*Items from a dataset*
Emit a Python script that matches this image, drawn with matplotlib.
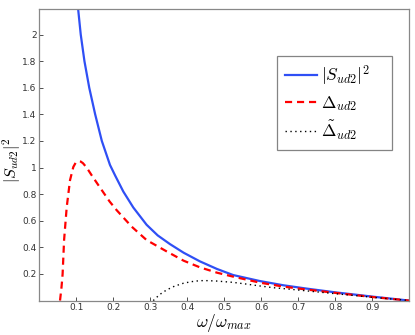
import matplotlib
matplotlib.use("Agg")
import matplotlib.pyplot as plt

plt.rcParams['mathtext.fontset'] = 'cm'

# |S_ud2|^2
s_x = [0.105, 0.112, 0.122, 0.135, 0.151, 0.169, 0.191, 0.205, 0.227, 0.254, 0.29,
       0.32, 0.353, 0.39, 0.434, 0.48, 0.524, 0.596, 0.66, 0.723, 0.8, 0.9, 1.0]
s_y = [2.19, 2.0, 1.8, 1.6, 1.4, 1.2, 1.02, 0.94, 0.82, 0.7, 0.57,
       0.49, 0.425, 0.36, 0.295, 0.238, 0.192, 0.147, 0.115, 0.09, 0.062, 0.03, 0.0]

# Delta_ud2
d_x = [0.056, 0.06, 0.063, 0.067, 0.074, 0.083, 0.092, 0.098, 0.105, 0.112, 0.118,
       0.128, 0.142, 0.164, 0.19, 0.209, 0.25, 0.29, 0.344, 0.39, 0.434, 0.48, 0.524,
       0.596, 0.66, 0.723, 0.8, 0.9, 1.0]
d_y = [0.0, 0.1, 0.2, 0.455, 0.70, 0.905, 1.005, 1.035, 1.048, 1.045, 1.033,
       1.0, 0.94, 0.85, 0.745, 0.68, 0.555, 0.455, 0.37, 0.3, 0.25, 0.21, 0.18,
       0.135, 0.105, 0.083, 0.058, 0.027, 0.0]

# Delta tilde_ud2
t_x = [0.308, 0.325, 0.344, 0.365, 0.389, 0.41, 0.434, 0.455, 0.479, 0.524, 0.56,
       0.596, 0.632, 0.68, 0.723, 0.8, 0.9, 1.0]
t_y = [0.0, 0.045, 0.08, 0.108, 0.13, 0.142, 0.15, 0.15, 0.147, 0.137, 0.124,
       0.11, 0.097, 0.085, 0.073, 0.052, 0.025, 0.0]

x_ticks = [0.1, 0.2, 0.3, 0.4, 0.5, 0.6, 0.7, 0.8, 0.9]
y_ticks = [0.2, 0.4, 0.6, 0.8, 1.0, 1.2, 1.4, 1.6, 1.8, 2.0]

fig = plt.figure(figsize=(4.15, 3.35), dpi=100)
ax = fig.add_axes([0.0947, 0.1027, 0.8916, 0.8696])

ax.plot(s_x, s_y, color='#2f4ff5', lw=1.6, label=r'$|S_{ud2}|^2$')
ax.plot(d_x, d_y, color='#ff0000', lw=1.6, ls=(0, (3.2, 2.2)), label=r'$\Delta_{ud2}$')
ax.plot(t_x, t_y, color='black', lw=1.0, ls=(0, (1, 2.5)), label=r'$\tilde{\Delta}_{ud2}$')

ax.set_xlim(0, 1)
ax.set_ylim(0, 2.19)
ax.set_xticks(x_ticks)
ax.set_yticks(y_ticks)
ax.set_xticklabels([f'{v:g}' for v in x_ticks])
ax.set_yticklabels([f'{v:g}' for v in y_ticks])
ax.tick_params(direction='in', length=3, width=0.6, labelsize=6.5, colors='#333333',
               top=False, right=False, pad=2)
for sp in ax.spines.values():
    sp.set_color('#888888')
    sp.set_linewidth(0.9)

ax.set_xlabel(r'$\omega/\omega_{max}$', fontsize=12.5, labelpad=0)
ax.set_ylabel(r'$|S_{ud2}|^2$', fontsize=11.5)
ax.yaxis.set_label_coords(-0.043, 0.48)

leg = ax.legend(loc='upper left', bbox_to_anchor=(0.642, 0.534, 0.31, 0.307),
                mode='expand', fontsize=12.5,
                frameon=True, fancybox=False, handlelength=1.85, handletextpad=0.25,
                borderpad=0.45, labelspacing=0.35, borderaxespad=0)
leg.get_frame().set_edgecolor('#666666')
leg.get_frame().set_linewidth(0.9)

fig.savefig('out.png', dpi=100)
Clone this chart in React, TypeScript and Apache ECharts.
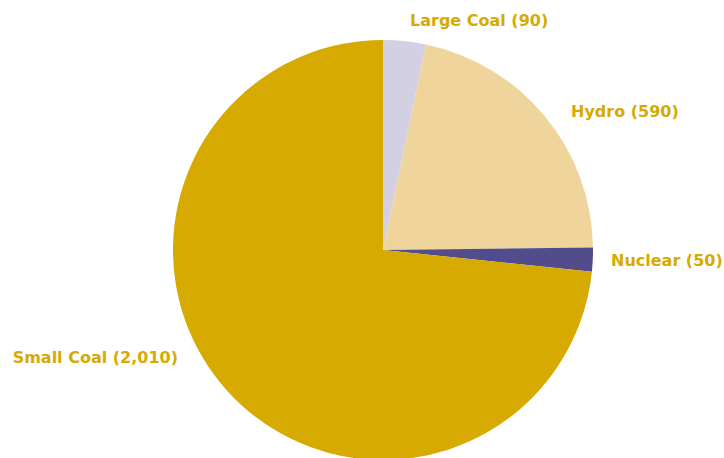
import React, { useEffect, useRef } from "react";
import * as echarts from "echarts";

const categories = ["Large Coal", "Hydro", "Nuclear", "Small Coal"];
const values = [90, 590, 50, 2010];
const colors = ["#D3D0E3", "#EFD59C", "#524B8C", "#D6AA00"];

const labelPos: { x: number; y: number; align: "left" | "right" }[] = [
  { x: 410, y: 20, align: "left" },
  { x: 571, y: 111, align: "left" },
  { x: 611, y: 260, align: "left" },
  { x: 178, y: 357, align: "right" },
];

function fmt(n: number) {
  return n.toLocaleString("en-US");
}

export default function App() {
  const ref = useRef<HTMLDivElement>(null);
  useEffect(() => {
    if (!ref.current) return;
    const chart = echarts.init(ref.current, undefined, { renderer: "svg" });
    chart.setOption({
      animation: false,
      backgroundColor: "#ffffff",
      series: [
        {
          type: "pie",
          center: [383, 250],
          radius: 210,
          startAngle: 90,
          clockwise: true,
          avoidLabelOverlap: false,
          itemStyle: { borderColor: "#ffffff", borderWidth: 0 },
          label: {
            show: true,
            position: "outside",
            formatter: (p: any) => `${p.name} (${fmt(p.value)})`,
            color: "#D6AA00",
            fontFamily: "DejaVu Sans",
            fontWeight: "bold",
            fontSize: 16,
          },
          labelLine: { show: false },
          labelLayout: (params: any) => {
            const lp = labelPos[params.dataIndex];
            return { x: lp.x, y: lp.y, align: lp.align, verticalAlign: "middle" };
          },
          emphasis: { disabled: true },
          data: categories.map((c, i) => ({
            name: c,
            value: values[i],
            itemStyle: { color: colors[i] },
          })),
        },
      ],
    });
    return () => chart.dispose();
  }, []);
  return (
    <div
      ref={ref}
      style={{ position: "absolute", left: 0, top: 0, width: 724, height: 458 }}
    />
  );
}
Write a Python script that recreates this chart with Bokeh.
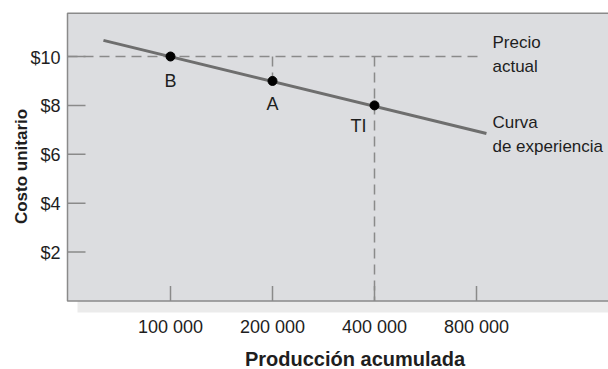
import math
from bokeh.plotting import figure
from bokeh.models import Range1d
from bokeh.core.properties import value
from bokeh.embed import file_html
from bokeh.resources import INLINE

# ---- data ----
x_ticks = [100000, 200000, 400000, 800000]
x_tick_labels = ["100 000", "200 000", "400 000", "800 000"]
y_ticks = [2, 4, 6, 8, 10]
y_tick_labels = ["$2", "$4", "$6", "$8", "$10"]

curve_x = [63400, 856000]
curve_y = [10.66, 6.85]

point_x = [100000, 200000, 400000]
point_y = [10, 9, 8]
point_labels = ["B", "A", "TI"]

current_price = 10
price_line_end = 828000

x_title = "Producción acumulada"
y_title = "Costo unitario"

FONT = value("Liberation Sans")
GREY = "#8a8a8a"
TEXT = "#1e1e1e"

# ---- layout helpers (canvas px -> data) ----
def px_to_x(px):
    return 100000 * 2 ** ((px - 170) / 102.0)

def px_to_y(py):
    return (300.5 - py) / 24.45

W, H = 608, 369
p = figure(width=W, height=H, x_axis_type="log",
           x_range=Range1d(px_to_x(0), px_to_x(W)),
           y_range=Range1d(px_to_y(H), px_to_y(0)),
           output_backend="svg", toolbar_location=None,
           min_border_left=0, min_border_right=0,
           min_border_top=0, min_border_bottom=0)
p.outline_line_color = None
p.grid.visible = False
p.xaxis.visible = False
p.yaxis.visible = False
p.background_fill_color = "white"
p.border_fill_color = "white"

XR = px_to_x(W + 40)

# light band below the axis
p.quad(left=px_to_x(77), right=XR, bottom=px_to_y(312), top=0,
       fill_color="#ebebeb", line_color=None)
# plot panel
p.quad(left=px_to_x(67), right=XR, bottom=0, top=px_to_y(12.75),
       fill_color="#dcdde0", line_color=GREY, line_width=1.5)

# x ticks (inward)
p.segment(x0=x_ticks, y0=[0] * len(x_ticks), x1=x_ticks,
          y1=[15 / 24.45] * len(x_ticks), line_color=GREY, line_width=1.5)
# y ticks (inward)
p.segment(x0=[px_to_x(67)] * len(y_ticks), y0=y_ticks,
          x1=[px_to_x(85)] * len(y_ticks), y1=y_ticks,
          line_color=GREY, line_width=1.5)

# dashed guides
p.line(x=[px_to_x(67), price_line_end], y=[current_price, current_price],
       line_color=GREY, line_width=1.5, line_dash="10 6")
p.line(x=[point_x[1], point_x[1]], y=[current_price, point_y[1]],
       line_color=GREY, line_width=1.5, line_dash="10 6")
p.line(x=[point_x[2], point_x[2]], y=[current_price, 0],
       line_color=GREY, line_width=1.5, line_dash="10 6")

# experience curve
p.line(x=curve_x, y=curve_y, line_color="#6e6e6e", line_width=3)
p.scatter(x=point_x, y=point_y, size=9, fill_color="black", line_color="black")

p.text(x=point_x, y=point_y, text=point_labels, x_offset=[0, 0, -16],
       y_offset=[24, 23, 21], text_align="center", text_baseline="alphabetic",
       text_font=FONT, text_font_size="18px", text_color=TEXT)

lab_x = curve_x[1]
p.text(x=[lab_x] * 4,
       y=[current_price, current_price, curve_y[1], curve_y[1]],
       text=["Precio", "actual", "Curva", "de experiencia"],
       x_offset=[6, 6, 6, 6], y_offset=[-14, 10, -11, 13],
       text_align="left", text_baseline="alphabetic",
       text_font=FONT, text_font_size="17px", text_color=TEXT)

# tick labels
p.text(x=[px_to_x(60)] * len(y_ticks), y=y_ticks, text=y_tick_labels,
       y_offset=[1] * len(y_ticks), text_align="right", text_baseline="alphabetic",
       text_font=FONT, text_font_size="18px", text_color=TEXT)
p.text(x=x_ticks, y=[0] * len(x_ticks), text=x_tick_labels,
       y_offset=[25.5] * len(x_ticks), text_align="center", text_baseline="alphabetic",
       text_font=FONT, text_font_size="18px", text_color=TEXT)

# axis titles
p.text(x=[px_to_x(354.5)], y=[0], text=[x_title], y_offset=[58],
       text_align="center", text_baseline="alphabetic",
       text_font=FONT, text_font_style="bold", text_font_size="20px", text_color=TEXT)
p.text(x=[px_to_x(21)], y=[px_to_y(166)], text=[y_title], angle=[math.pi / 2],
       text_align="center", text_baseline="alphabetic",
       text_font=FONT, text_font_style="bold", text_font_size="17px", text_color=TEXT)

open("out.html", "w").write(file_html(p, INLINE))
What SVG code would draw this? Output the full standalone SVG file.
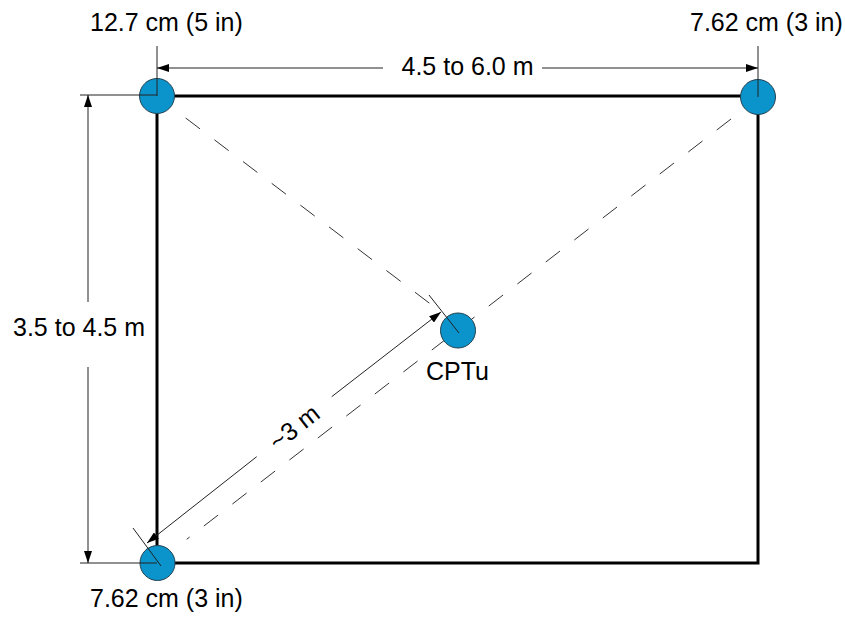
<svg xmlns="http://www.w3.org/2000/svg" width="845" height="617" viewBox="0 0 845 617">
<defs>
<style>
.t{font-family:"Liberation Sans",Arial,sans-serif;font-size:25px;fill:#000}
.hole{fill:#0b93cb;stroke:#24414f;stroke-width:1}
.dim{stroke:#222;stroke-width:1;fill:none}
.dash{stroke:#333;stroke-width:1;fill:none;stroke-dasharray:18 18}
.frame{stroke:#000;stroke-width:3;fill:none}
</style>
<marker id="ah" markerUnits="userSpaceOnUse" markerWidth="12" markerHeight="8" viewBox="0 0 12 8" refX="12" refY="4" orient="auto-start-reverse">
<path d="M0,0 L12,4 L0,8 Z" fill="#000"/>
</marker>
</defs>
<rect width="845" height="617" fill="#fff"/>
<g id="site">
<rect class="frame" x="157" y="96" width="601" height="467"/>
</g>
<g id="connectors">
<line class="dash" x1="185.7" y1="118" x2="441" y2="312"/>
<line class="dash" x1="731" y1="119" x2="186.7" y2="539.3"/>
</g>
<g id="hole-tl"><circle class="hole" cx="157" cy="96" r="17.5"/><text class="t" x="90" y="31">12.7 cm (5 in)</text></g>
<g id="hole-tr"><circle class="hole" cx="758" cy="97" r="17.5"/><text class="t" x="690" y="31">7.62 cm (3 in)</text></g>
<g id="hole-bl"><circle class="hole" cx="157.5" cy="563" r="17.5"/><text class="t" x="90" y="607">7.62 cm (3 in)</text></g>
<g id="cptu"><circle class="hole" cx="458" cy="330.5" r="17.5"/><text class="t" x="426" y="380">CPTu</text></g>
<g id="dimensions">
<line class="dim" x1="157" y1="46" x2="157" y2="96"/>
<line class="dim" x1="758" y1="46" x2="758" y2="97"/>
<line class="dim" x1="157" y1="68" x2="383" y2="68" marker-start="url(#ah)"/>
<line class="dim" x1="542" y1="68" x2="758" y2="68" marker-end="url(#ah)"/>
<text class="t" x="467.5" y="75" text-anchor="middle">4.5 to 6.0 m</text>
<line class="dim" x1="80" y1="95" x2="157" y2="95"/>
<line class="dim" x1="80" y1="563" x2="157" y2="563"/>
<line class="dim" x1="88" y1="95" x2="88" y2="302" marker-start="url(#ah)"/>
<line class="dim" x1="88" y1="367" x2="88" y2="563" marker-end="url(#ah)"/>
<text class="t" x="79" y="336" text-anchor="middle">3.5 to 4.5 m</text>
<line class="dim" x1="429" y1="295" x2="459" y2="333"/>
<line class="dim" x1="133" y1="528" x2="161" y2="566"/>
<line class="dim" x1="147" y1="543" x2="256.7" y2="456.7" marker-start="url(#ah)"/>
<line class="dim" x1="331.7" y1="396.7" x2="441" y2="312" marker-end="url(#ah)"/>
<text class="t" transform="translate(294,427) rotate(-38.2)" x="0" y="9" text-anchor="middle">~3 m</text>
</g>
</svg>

*SET TASK*
Emit the lines of the material exactly, from its first line to the line containing "plt.rcParams['mathtext.fontset'] = 'cm'", inclusive; leave every picture out.

*FINISHED TASK*
Emit a Python script that matches this image, drawn with matplotlib.
import matplotlib
matplotlib.use("Agg")
import matplotlib.pyplot as plt

plt.rcParams['mathtext.fontset'] = 'cm'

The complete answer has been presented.